Regardless of the outcome of the hearing of the Senate Judiciary Subcommittee on Antitrust, Competition Policy and Consumer Rights, Brito and his legal team may find themselves defending the $107-billion deal in court in Oregon, where a group of beer drinkers has filed a lawsuit to “permanently prohibit the proposed acquisition.”

“Each plaintiff is threatened by a loss or damage by reason of the acquisition in that prices for beer may increase, quality may deteriorate, availability may be lessened, actual and potential competition and the benefit of competition may be curtailed or even eliminated, and consumer choice may be destroyed,” the lawsuit states.

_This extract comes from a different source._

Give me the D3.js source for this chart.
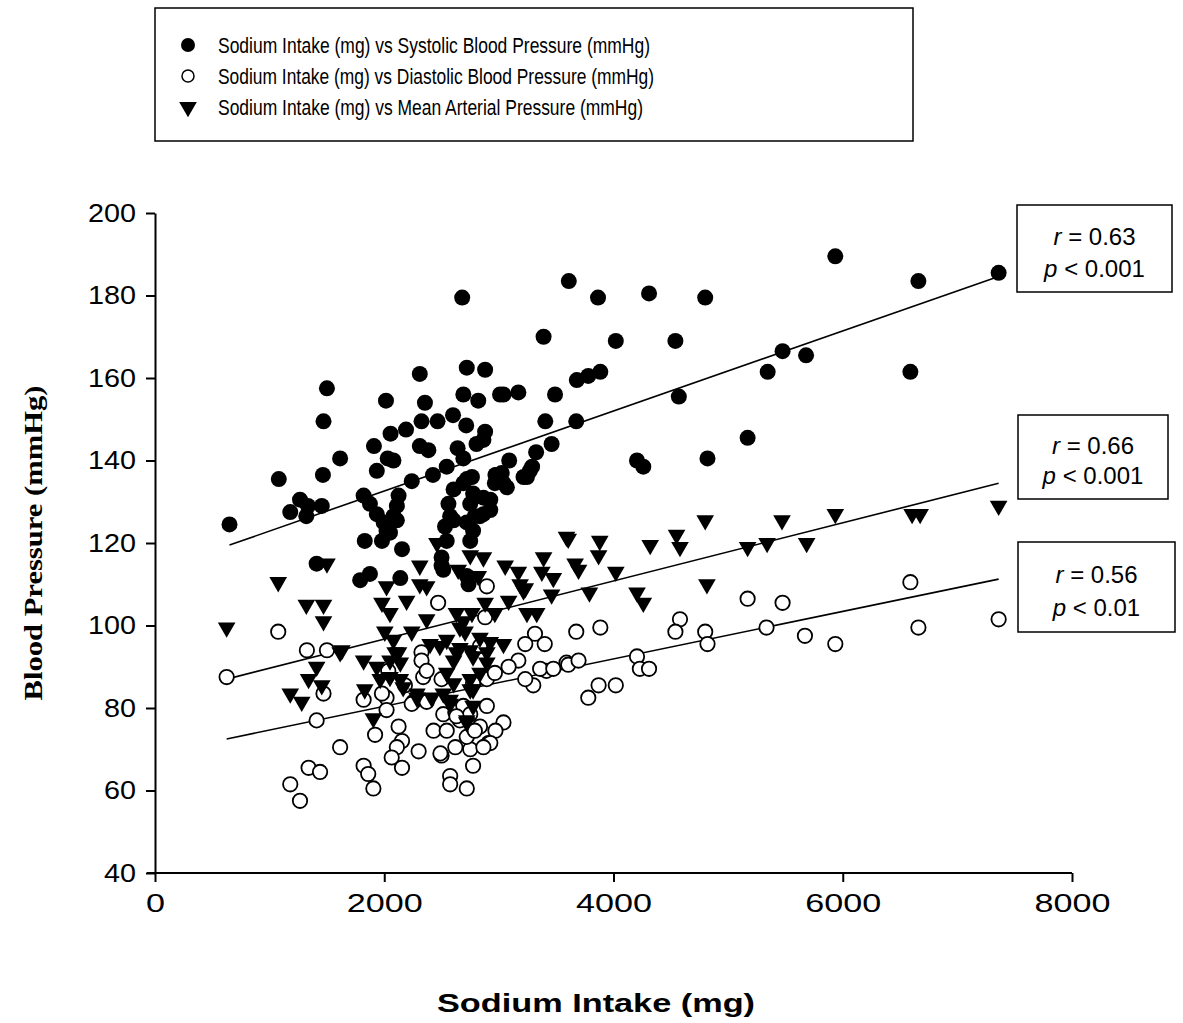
<!DOCTYPE html>
<html>
<head>
<meta charset="utf-8">
<script src="https://cdn.jsdelivr.net/npm/d3@7"></script>
<style>
  body { margin: 0; background: #fff; }
  svg { display: block; }
</style>
</head>
<body>
<svg id="chart" width="1183" height="1023"></svg>
<script>
// series: [sodium intake (mg), pressure (mmHg)]
const systolic = [
  [650,124.5],[1080,135.5],[1180,127.5],[1265,130.5],[1335,129],[1320,126.5],[1455,129],[1465,136.5],
  [1470,149.5],[1500,157.5],[1410,115],[1615,140.5],[1790,111],[1875,112.5],[1820,131.5],[1875,129.5],
  [1935,127],[1995,125],[2050,122.5],[2110,125.5],[2125,131.5],[2110,129],[1830,120.5],[2155,118.5],
  [2140,111.5],[1935,137.5],[1910,143.5],[2015,154.5],[2030,140.5],[2055,146.5],[2190,147.5],[2240,135],
  [2310,161],[2355,154],[2310,143.5],[2385,142.5],[2325,149.5],[2465,149.5],[2425,136.5],[2545,138.5],
  [2600,151],[2640,143],[2690,140.5],[2690,156],[2680,179.5],[2720,162.5],[2880,162],[2820,154.5],
  [2715,148.5],[2880,147],[2865,145],[2720,135.5],[2970,136.5],[3010,156],[2605,133],[2690,134.5],
  [2765,136],[2560,129.5],[2575,126.5],[2750,129.5],[2790,126.5],[2775,123],[2750,120.5],[2865,131],
  [2865,127],[2545,120.5],[2500,114.5],[2515,113.5],[2720,112],[2735,110],[3040,156],[3170,156.5],
  [3490,156],[3390,170],[3610,183.5],[3865,179.5],[4310,180.5],[4800,179.5],[4020,169],[4540,169],
  [3680,159.5],[3780,160.5],[3885,161.5],[4570,155.5],[3405,149.5],[3675,149.5],[3460,144],[3325,142],
  [3090,140],[3290,138.5],[3245,136],[2980,136.5],[3040,134.5],[4205,140],[4260,138.5],[4820,140.5],
  [5170,145.5],[5345,161.5],[5475,166.5],[5680,165.5],[5935,189.5],[6660,183.5],[7360,185.5],[6590,161.5],
  [2500,116.5],[2720,125],[2835,126.5],[2925,128],[2605,125.5],[2530,124],[2775,132],[2925,130.5],
  [2965,134.5],[3025,137],[3070,133.5],[3215,136],[3270,137.5],[2080,140],[2080,126.5],[2020,123],
  [2805,144],[1980,120.5]
];

const diastolic = [
  [625,87.5],[1075,98.5],[1325,94],[1500,94],[2470,105.5],[2895,109.5],[2325,93.5],[2325,91.5],
  [1470,83.5],[1410,77],[1615,70.5],[1340,65.5],[1440,64.5],[1180,61.5],[1265,57.5],[1820,66],
  [1860,64],[1905,60.5],[1820,82],[1920,73.5],[2020,82.5],[2020,79.5],[2125,75.5],[2155,72],
  [2110,70.5],[2065,68],[2155,65.5],[2300,69.5],[2255,81.5],[2370,81.5],[2340,87.5],[2430,74.5],
  [2500,68.5],[2575,63.5],[2575,61.5],[2720,60.5],[2775,66],[2515,78.5],[2620,79],[2660,77],
  [2835,75.5],[2895,80.5],[2910,71.5],[2750,70],[2720,73],[2895,87],[2775,86],[2880,102],
  [2835,95],[2370,89],[2500,87],[3315,98],[3400,95.5],[3230,95.5],[3170,91.5],[3085,90],
  [2965,88.5],[3300,85.5],[3230,87],[3415,89],[3590,91],[3040,76.5],[2970,74.5],[2925,71.5],
  [2865,70.5],[2545,74.5],[2490,69],[2620,70.5],[2790,74.5],[2690,80.5],[2750,78.5],[2630,78],
  [1980,83.5],[2240,81],[2035,89],[2180,85.5],[3675,98.5],[3885,99.5],[4580,101.5],[4540,98.5],
  [4800,98.5],[4820,95.5],[5335,99.5],[5170,106.5],[5475,105.5],[5670,97.5],[5935,95.5],[6590,110.5],
  [6660,99.5],[7360,101.5],[3360,89.5],[3475,89.5],[3605,90.5],[3695,91.5],[3870,85.5],[4020,85.5],
  [3780,82.5],[4205,92.5],[4230,89.5],[4310,89.5]
];

const meanArterial = [
  [625,99.5],[1075,110.5],[1320,105],[1470,105],[1470,101],[1500,115],[1630,94],[1410,90],
  [1615,93.5],[1340,87],[1455,85.5],[1180,83.5],[1280,81.5],[1820,91.5],[1935,90],[2050,91.5],
  [2125,93.5],[1830,84.5],[1965,87],[2050,87.5],[2165,85],[1905,77.5],[2285,82.5],[2415,82.5],
  [2485,95],[2630,93.5],[2750,94],[2895,93.5],[2575,82],[2750,84.5],[2775,80.5],[2720,76.5],
  [2310,114.5],[2460,120],[2750,117],[2865,116.5],[3055,114.5],[3170,113],[3390,116.5],[3375,113],
  [3475,111.5],[3590,121.5],[2020,109.5],[2310,110],[2370,109.5],[2645,113.5],[2820,112],[3215,108.5],
  [3460,107.5],[2195,106],[2880,105.5],[3085,106],[1980,105.5],[2050,103],[2370,101.5],[2630,103],
  [2690,101],[2765,103],[2965,103],[3245,103],[3330,103],[2240,98.5],[2660,99.5],[2705,98.5],
  [2005,98.5],[2080,96.5],[2400,95.5],[2545,96.5],[2660,94.5],[2835,97],[2925,96],[3040,95.5],
  [2095,93.5],[2140,91],[2605,91.5],[2775,92.5],[2895,91],[2835,88.5],[2545,88.5],[2605,86],
  [2750,87],[2775,84.5],[2140,87],[2285,83.5],[2515,83.5],[2575,81],[2720,77],[3605,121],
  [3880,120.5],[3870,117],[4320,119.5],[4550,122],[4580,119],[4800,125.5],[5470,125.5],[5170,119],
  [5340,120],[4815,110],[4205,108],[4260,105.5],[3665,115],[3695,113.5],[4020,113],[3790,108],
  [3185,110],[3230,109],[5935,127],[6605,127],[6675,127],[7360,129],[5685,120]
];

// fitted lines: [intercept, slope]
const systolicFit = [113.2, 0.009702];
const meanArterialFit = [82.6, 0.007049];
const diastolicFit = [68.9, 0.005753];

const statLabels = [
  { r: "0.63", p: "0.001" },
  { r: "0.66", p: "0.001" },
  { r: "0.56", p: "0.01" }
];

const legendLabels = [
  "Sodium Intake (mg) vs Systolic Blood Pressure (mmHg)",
  "Sodium Intake (mg) vs Diastolic Blood Pressure (mmHg)",
  "Sodium Intake (mg) vs Mean Arterial Pressure (mmHg)"
];

const xTicks = [0, 2000, 4000, 6000, 8000];
const yTicks = [40, 60, 80, 100, 120, 140, 160, 180, 200];

const svg = d3.select("#chart");
const sans = "'Liberation Sans', Arial, sans-serif";

const xScale = d3.scaleLinear().domain([0, 8000]).range([155, 1072]);
const yScale = d3.scaleLinear().domain([40, 200]).range([873, 213]);

const triangle = d3.symbol().type(d3.symbolTriangle).size(135)();

// axes
const xAxis = d3.axisBottom(xScale).tickValues(xTicks).tickFormat(d3.format("d"))
  .tickSize(9).tickSizeOuter(0).tickPadding(12);
const yAxis = d3.axisLeft(yScale).tickValues(yTicks).tickFormat(d3.format("d"))
  .tickSize(9).tickSizeOuter(0).tickPadding(10);

const gx = svg.append("g").attr("transform", "translate(0,873)").call(xAxis);
const gy = svg.append("g").attr("transform", "translate(155,0)").call(yAxis);

[gx, gy].forEach(g => {
  g.select(".domain").attr("stroke", "#000").attr("stroke-width", 2);
  g.selectAll(".tick line").attr("stroke", "#000").attr("stroke-width", 2);
  g.selectAll(".tick text")
    .attr("fill", "#000")
    .style("font-family", sans)
    .style("font-size", "25px");
});
gx.selectAll(".tick text").attr("textLength", d => String(d).length * 19).attr("lengthAdjust", "spacingAndGlyphs");
gy.selectAll(".tick text").attr("textLength", d => String(d).length * 16).attr("lengthAdjust", "spacingAndGlyphs");
gx.select(".domain").attr("d", "M147,0H1072");

// axis titles
svg.append("text")
  .attr("x", 596).attr("y", 1012)
  .attr("text-anchor", "middle")
  .attr("textLength", 318).attr("lengthAdjust", "spacingAndGlyphs")
  .style("font-family", sans).style("font-weight", "bold").style("font-size", "26px")
  .text("Sodium Intake (mg)");

svg.append("text")
  .attr("transform", "translate(42,543) rotate(-90)")
  .attr("text-anchor", "middle")
  .attr("textLength", 315).attr("lengthAdjust", "spacingAndGlyphs")
  .style("font-family", "'Liberation Serif', 'Times New Roman', serif")
  .style("font-weight", "bold").style("font-size", "25px")
  .text("Blood Pressure (mmHg)");

// regression lines
const fitLine = (data, fit) => {
  const ext = d3.extent(data, d => d[0]);
  return d3.line()(ext.map(x => [xScale(x), yScale(fit[0] + fit[1] * x)]));
};
svg.append("g").selectAll("path")
  .data([[systolic, systolicFit], [meanArterial, meanArterialFit], [diastolic, diastolicFit]])
  .join("path")
  .attr("d", d => fitLine(d[0], d[1]))
  .attr("fill", "none").attr("stroke", "#000").attr("stroke-width", 1.6);

// points
svg.append("g").selectAll("circle")
  .data(systolic).join("circle")
  .attr("cx", d => xScale(d[0])).attr("cy", d => yScale(d[1]))
  .attr("r", 8).attr("fill", "#000");

svg.append("g").selectAll("circle")
  .data(diastolic).join("circle")
  .attr("cx", d => xScale(d[0])).attr("cy", d => yScale(d[1]))
  .attr("r", 7.2).attr("fill", "#fff").attr("stroke", "#000").attr("stroke-width", 1.8);

svg.append("g").selectAll("path")
  .data(meanArterial).join("path")
  .attr("d", triangle)
  .attr("transform", d => `translate(${xScale(d[0])},${yScale(d[1])}) rotate(180)`)
  .attr("fill", "#000");

// stat boxes
const statBoxes = [
  { x: 1017, y: 205, w: 155, h: 87 },
  { x: 1018, y: 415, w: 150, h: 84 },
  { x: 1018, y: 542, w: 157, h: 90 }
];
statBoxes.forEach((b, i) => {
  const g = svg.append("g");
  g.append("rect").attr("x", b.x).attr("y", b.y).attr("width", b.w).attr("height", b.h)
    .attr("fill", "#fff").attr("stroke", "#000").attr("stroke-width", 1.5);
  const cx = b.x + b.w / 2;
  const t1 = g.append("text").attr("x", cx).attr("y", b.y + b.h * 0.36 + 9)
    .attr("text-anchor", "middle").style("font-family", sans).style("font-size", "24px");
  t1.append("tspan").style("font-style", "italic").text("r");
  t1.append("tspan").text(" = " + statLabels[i].r);
  const t2 = g.append("text").attr("x", cx).attr("y", b.y + b.h * 0.72 + 9)
    .attr("text-anchor", "middle").style("font-family", sans).style("font-size", "24px");
  t2.append("tspan").style("font-style", "italic").text("p");
  t2.append("tspan").text(" < " + statLabels[i].p);
});

// legend
const legend = svg.append("g");
legend.append("rect").attr("x", 155).attr("y", 8).attr("width", 758).attr("height", 133)
  .attr("fill", "#fff").attr("stroke", "#000").attr("stroke-width", 1.5);
const legendRows = legend.selectAll("g.row").data(legendLabels).join("g")
  .attr("class", "row")
  .attr("transform", (d, i) => `translate(188,${45 + i * 31})`);
legendRows.filter((d, i) => i === 0).append("circle").attr("r", 7).attr("fill", "#000");
legendRows.filter((d, i) => i === 1).append("circle").attr("r", 6).attr("fill", "#fff")
  .attr("stroke", "#000").attr("stroke-width", 1.5);
legendRows.filter((d, i) => i === 2).append("path").attr("d", triangle).attr("transform", "rotate(180)");
const legendWidths = [432, 436, 425];
legendRows.append("text")
  .attr("x", 30).attr("y", 8)
  .attr("textLength", (d, i) => legendWidths[i]).attr("lengthAdjust", "spacingAndGlyphs")
  .style("font-family", sans).style("font-size", "22px")
  .text(d => d);
</script>
</body>
</html>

The lawsuit says that upon completion of the deal, the new company will be “a global beer behemoth with a market value of roughly $275 billion and 71% of the beer market in the United States, sufficient monopoly power to exclude competition and raise prices.”

The 20 plaintiffs named in the lawsuit seek to prevent the merger as a violation of the Clayton Act, which prohibits the acquisition of “stock” or “assets” where “the effect of such acquisition may be substantially to lessen competition, or to tend to create a monopoly,” according to the Antitrust Institute.

The claims in the lawsuit are “without merit, and we intend to vigorously defend against them,” said John Blood, vice president of legal and corporate affairs for AB InBev. “The U.S. beer market has never been more competitive, with strong growth from craft brewers, and nothing in this transaction will change that fact. Instead, this transaction provides a compelling opportunity to extend the reach of AB InBev’s iconic American brands, such as Budweiser, to markets outside the United States.”